About the lab

The vasculature is comprised of arteries, arterioles, capillaries, venules, and veins. The molecular pathway responsible for this hierarchy is critical for embryonic development, tissue regeneration, and diseases including ischemia and cancer. While both hemodynamic forces and genetic programming control arteriogenesis (or artery growth) and arterial specification, the biochemical basis of this mechanotransduction and the cellular mechanism of the genetic regulation are largely unknown. The long-term interest of my laboratory is to elucidate the molecular regulators and the cellular processes involved in arteriogenesis and arterial venous specification in the endothelial cells (ECs) which line the vascular lumen. We study these questions through cell-lineage specific gene expression and deletion in mice, combined with cellular, molecular, and imaging approaches.

Recent studies from our lab and others have established that the cell surface proteins Notch and ephrin-B2 are specifically expressed in arteries but not veins and contribute genetically to arterial differentiation in embryos. To delineate the genetic programming of artery formation, we have focused on the dorsal aorta, the first vessel formed in the body. We demonstrated that Notch controls the size of the developing artery by controlling the fate of ECs and thus their distribution to arteries. Our data suggest that Notch can promote arterial identity even in specified venous ECs. We also propose that ephrin-B2, which is genetically downstream of Notch, functions distinctively in modulating the size of developing arteries by properly sorting differentiated arterial and venous ECs into their respective vessels. We are currently validating our models by directly monitoring arterial cell fate and migration in live embryos using two-photon imaging.

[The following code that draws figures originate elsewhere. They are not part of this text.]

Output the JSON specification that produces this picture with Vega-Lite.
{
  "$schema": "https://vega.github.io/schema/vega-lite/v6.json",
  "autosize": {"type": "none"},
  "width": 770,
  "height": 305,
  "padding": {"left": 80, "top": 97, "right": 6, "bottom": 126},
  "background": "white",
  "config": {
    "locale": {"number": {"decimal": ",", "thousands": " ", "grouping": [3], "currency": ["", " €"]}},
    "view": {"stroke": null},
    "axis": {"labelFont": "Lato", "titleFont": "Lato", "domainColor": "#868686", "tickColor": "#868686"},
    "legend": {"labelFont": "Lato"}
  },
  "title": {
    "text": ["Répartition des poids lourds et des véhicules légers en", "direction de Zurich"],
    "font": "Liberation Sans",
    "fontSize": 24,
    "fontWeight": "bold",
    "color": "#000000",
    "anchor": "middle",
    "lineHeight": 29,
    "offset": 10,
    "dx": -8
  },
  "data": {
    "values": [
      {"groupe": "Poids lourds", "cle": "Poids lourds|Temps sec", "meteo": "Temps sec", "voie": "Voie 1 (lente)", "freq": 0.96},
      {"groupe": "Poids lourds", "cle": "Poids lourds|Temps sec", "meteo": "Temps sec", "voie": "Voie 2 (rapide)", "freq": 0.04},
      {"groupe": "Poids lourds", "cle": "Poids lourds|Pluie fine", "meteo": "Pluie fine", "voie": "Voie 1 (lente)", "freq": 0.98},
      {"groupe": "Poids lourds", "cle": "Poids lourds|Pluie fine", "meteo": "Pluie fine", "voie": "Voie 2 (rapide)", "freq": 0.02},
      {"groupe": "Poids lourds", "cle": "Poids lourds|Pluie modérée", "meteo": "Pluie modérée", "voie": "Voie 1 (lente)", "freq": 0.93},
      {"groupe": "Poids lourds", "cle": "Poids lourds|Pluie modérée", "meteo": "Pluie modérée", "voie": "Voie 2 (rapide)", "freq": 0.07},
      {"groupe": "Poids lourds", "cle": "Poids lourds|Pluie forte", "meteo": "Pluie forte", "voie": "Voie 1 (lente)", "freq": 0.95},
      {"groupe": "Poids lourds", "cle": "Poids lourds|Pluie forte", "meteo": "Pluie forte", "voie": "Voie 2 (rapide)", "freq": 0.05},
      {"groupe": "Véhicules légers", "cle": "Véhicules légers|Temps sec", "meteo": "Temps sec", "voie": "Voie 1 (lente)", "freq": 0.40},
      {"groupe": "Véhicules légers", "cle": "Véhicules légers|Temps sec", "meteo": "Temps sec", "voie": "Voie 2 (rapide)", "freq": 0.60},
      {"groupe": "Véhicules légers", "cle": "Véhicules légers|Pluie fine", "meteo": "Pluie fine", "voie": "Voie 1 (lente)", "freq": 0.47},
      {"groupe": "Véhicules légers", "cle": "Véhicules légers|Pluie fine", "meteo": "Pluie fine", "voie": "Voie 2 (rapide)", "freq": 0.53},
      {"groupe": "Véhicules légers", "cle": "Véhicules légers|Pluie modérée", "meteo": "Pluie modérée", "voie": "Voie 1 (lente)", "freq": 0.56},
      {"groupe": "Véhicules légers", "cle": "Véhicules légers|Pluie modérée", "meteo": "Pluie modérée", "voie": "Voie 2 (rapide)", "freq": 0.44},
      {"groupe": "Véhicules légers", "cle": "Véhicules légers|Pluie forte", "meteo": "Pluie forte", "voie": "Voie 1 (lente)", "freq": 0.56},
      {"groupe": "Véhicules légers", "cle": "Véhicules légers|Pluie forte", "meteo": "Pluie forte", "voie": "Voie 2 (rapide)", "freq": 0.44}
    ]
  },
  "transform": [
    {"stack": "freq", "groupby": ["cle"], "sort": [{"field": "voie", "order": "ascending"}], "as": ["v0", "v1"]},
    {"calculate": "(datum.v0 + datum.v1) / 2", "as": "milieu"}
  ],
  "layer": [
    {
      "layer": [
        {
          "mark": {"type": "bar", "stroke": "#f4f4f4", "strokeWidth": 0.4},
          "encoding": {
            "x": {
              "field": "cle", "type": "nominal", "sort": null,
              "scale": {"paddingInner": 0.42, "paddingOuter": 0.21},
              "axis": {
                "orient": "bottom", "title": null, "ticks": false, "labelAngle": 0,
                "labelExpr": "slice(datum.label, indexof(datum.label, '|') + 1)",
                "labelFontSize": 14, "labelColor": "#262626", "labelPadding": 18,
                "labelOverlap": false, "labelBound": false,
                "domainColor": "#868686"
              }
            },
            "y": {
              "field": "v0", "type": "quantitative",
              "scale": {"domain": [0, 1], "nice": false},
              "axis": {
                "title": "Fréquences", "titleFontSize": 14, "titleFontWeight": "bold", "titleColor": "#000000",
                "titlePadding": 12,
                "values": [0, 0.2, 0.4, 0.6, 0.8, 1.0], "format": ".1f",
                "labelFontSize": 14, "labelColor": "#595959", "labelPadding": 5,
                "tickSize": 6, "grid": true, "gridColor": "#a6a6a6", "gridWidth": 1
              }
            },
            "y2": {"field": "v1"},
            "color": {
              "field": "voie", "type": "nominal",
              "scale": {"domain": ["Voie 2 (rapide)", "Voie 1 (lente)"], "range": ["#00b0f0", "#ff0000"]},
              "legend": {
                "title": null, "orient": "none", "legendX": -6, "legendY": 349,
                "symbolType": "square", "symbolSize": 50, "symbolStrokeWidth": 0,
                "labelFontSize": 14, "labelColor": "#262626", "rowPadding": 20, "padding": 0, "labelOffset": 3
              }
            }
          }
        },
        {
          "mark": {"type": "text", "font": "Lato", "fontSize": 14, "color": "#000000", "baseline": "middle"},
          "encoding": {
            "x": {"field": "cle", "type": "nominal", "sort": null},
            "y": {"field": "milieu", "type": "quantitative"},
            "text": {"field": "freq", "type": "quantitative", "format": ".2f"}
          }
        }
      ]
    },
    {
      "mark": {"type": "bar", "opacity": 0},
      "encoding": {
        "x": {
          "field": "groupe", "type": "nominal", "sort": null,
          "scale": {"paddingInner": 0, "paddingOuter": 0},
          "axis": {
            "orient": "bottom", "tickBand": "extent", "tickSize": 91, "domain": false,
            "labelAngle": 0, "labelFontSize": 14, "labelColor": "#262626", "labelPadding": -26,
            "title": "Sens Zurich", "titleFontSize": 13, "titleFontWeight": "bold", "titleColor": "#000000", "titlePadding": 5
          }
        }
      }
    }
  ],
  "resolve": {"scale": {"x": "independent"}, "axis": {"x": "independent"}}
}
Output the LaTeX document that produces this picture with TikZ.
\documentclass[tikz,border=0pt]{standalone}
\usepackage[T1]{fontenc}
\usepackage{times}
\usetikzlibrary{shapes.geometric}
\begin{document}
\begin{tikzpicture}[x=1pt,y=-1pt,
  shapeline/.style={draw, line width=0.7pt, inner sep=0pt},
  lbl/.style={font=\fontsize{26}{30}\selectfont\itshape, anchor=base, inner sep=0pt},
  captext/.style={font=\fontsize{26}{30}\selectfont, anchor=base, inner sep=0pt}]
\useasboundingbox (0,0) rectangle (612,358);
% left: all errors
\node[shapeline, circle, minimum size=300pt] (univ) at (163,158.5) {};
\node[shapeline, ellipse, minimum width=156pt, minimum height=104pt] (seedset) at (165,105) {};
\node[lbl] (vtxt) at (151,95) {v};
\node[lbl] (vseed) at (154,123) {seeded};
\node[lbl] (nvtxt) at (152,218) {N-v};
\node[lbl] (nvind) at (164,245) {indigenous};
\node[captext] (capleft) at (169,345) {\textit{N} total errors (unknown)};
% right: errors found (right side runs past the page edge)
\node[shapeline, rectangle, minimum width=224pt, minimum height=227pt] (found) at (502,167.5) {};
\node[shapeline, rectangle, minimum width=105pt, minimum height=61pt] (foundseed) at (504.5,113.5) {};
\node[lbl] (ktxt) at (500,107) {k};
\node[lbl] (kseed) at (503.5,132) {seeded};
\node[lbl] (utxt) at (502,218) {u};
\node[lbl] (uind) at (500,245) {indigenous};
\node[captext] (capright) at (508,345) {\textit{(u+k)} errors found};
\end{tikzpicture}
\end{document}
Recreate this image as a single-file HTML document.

To investigate the role of these genes important for the embryonic genetic program in the established post-natal vasculature, we expressed a constitutively active Notch in ECs and demonstrated that it induces hallmarks of human brain arteriovenous malformation (BAVM) in mice. BAVM is a condition of abnormal direct connections between arteries and veins that bypass intervening capillaries, with unknown etiology. Our work suggests that Notch signaling may be a causal molecular lesion, and our genetically engineered mice offer a valuable model for this disease. We are investigating BAVM pathogenesis, regression, and therapies using two-photon real time imaging to quantitatively analyze the vascular topology and hemodynamic effects in these mice.

Notch and ephrin-B2 are also present in the tumor vasculature and we are investigating these signaling pathways in tumor angiogenesis. Solid tumors require vascular support for their growth. However, the current study of tumor angiogenesis primarily focuses on the chaotic microvessels of the tumor vasculature, neglecting the fully functional arterial venous system required to transport nutrients and waste. As in human hepatocellular carcinoma, our transgenic mouse model of this liver cancer develops elaborate arteries and veins, and we hypothesize that Notch and ephrin-B2 are crucial for tumor artery formation. We are investigating the function of these genes in tumor artery formation and tumorigenesis by EC-specific inactivation of these genes followed by imaging analysis of both tumor and vessel development.

In summary, our research on the cell-cell signaling that mediates arterial venous structure and function may ultimately lead to the identification and validation of novel drug targets and therapeutic interventions for cardiovascular disease and cancer.